Set the listing down again exactly, please, apart from its pictures.

## Stored data
*****

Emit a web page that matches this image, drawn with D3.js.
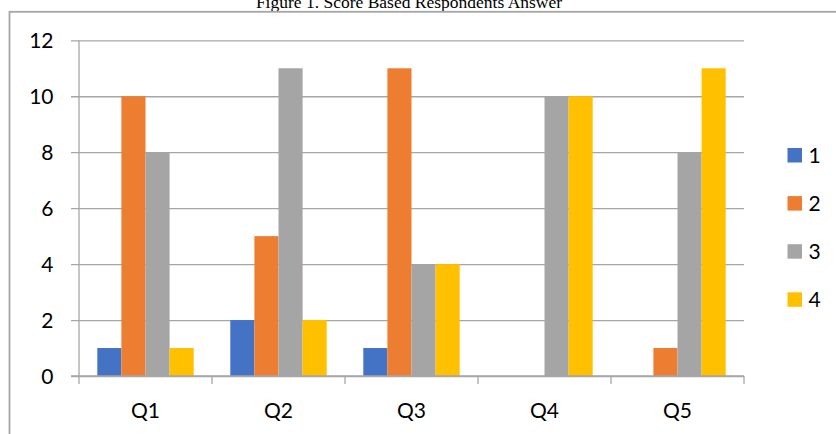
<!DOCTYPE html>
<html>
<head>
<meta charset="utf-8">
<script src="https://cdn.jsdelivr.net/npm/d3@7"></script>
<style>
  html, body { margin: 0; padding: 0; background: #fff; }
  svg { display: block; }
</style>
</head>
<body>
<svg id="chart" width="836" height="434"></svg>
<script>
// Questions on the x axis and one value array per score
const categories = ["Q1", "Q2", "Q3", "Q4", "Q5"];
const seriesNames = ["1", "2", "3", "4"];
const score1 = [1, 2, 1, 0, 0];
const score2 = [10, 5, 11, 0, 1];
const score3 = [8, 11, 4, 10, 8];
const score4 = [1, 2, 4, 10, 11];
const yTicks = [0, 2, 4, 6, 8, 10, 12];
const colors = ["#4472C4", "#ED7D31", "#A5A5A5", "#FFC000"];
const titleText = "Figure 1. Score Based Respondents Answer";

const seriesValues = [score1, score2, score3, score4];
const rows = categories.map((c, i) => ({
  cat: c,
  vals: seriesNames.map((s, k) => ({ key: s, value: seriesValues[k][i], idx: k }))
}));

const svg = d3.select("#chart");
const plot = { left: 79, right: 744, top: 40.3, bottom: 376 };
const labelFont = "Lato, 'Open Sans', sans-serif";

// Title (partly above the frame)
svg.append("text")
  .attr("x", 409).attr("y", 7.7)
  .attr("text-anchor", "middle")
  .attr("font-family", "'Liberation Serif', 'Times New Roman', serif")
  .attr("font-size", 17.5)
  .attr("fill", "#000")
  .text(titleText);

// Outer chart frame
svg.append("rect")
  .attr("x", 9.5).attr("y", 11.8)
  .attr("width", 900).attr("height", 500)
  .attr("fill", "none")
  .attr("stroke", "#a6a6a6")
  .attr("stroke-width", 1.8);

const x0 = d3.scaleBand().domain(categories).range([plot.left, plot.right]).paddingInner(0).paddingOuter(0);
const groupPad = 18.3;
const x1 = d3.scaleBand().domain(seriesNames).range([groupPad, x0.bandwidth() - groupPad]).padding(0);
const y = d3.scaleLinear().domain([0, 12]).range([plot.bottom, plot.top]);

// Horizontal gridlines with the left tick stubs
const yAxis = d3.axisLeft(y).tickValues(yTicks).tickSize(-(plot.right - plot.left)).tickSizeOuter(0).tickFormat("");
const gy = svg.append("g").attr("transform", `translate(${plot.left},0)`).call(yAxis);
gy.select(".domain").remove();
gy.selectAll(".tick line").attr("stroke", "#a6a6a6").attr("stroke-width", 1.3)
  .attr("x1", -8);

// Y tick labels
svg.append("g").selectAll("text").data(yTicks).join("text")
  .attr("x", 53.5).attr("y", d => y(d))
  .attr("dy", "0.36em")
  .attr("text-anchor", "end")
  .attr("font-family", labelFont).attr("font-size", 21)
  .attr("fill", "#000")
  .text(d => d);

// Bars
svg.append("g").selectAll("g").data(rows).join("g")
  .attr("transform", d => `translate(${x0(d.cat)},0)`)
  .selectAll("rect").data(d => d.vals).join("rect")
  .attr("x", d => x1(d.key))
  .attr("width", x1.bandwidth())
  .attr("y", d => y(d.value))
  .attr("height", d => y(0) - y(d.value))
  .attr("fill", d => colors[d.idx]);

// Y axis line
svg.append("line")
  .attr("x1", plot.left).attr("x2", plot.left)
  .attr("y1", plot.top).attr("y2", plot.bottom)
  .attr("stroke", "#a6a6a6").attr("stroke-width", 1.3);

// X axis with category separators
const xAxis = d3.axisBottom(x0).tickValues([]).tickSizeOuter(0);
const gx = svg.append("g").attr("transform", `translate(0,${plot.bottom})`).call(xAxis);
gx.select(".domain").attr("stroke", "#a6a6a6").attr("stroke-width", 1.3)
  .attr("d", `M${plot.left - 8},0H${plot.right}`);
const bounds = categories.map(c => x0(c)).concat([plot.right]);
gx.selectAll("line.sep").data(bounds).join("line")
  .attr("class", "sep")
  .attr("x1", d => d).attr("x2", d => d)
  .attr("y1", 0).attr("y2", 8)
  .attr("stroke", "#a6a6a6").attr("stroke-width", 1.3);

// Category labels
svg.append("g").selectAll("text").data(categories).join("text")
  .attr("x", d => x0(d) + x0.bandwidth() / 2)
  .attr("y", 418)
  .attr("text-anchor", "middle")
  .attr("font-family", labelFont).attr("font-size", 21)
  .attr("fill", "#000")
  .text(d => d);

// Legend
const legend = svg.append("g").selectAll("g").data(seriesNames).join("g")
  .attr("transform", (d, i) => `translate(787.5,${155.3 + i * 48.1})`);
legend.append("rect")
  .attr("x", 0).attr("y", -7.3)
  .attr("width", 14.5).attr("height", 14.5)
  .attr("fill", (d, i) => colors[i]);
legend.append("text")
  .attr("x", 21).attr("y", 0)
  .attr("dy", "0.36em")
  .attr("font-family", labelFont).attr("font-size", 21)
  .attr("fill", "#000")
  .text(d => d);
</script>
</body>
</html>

*****

## Right answer
Emit a web page that matches this image, drawn with D3.js.
<!DOCTYPE html>
<html>
<head>
<meta charset="utf-8">
<script src="https://cdn.jsdelivr.net/npm/d3@7"></script>
<style>
  html, body { margin: 0; padding: 0; background: #fff; }
  svg { display: block; }
</style>
</head>
<body>
<svg id="chart" width="836" height="434"></svg>
<script>
// Questions on the x axis and one value array per score
const categories = ["Q1", "Q2", "Q3", "Q4", "Q5"];
const seriesNames = ["1", "2", "3", "4"];
const score1 = [1, 2, 1, 0, 0];
const score2 = [10, 5, 11, 0, 1];
const score3 = [8, 11, 4, 10, 8];
const score4 = [1, 2, 4, 10, 11];
const yTicks = [0, 2, 4, 6, 8, 10, 12];
const colors = ["#4472C4", "#ED7D31", "#A5A5A5", "#FFC000"];
const titleText = "Figure 1. Score Based Respondents Answer";

const seriesValues = [score1, score2, score3, score4];
const rows = categories.map((c, i) => ({
  cat: c,
  vals: seriesNames.map((s, k) => ({ key: s, value: seriesValues[k][i], idx: k }))
}));

const svg = d3.select("#chart");
const plot = { left: 79, right: 744, top: 40.3, bottom: 376 };
const labelFont = "Lato, 'Open Sans', sans-serif";

// Title (partly above the frame)
svg.append("text")
  .attr("x", 409).attr("y", 7.7)
  .attr("text-anchor", "middle")
  .attr("font-family", "'Liberation Serif', 'Times New Roman', serif")
  .attr("font-size", 17.5)
  .attr("fill", "#000")
  .text(titleText);

// Outer chart frame
svg.append("rect")
  .attr("x", 9.5).attr("y", 11.8)
  .attr("width", 900).attr("height", 500)
  .attr("fill", "none")
  .attr("stroke", "#a6a6a6")
  .attr("stroke-width", 1.8);

const x0 = d3.scaleBand().domain(categories).range([plot.left, plot.right]).paddingInner(0).paddingOuter(0);
const groupPad = 18.3;
const x1 = d3.scaleBand().domain(seriesNames).range([groupPad, x0.bandwidth() - groupPad]).padding(0);
const y = d3.scaleLinear().domain([0, 12]).range([plot.bottom, plot.top]);

// Horizontal gridlines with the left tick stubs
const yAxis = d3.axisLeft(y).tickValues(yTicks).tickSize(-(plot.right - plot.left)).tickSizeOuter(0).tickFormat("");
const gy = svg.append("g").attr("transform", `translate(${plot.left},0)`).call(yAxis);
gy.select(".domain").remove();
gy.selectAll(".tick line").attr("stroke", "#a6a6a6").attr("stroke-width", 1.3)
  .attr("x1", -8);

// Y tick labels
svg.append("g").selectAll("text").data(yTicks).join("text")
  .attr("x", 53.5).attr("y", d => y(d))
  .attr("dy", "0.36em")
  .attr("text-anchor", "end")
  .attr("font-family", labelFont).attr("font-size", 21)
  .attr("fill", "#000")
  .text(d => d);

// Bars
svg.append("g").selectAll("g").data(rows).join("g")
  .attr("transform", d => `translate(${x0(d.cat)},0)`)
  .selectAll("rect").data(d => d.vals).join("rect")
  .attr("x", d => x1(d.key))
  .attr("width", x1.bandwidth())
  .attr("y", d => y(d.value))
  .attr("height", d => y(0) - y(d.value))
  .attr("fill", d => colors[d.idx]);

// Y axis line
svg.append("line")
  .attr("x1", plot.left).attr("x2", plot.left)
  .attr("y1", plot.top).attr("y2", plot.bottom)
  .attr("stroke", "#a6a6a6").attr("stroke-width", 1.3);

// X axis with category separators
const xAxis = d3.axisBottom(x0).tickValues([]).tickSizeOuter(0);
const gx = svg.append("g").attr("transform", `translate(0,${plot.bottom})`).call(xAxis);
gx.select(".domain").attr("stroke", "#a6a6a6").attr("stroke-width", 1.3)
  .attr("d", `M${plot.left - 8},0H${plot.right}`);
const bounds = categories.map(c => x0(c)).concat([plot.right]);
gx.selectAll("line.sep").data(bounds).join("line")
  .attr("class", "sep")
  .attr("x1", d => d).attr("x2", d => d)
  .attr("y1", 0).attr("y2", 8)
  .attr("stroke", "#a6a6a6").attr("stroke-width", 1.3);

// Category labels
svg.append("g").selectAll("text").data(categories).join("text")
  .attr("x", d => x0(d) + x0.bandwidth() / 2)
  .attr("y", 418)
  .attr("text-anchor", "middle")
  .attr("font-family", labelFont).attr("font-size", 21)
  .attr("fill", "#000")
  .text(d => d);

// Legend
const legend = svg.append("g").selectAll("g").data(seriesNames).join("g")
  .attr("transform", (d, i) => `translate(787.5,${155.3 + i * 48.1})`);
legend.append("rect")
  .attr("x", 0).attr("y", -7.3)
  .attr("width", 14.5).attr("height", 14.5)
  .attr("fill", (d, i) => colors[i]);
legend.append("text")
  .attr("x", 21).attr("y", 0)
  .attr("dy", "0.36em")
  .attr("font-family", labelFont).attr("font-size", 21)
  .attr("fill", "#000")
  .text(d => d);
</script>
</body>
</html>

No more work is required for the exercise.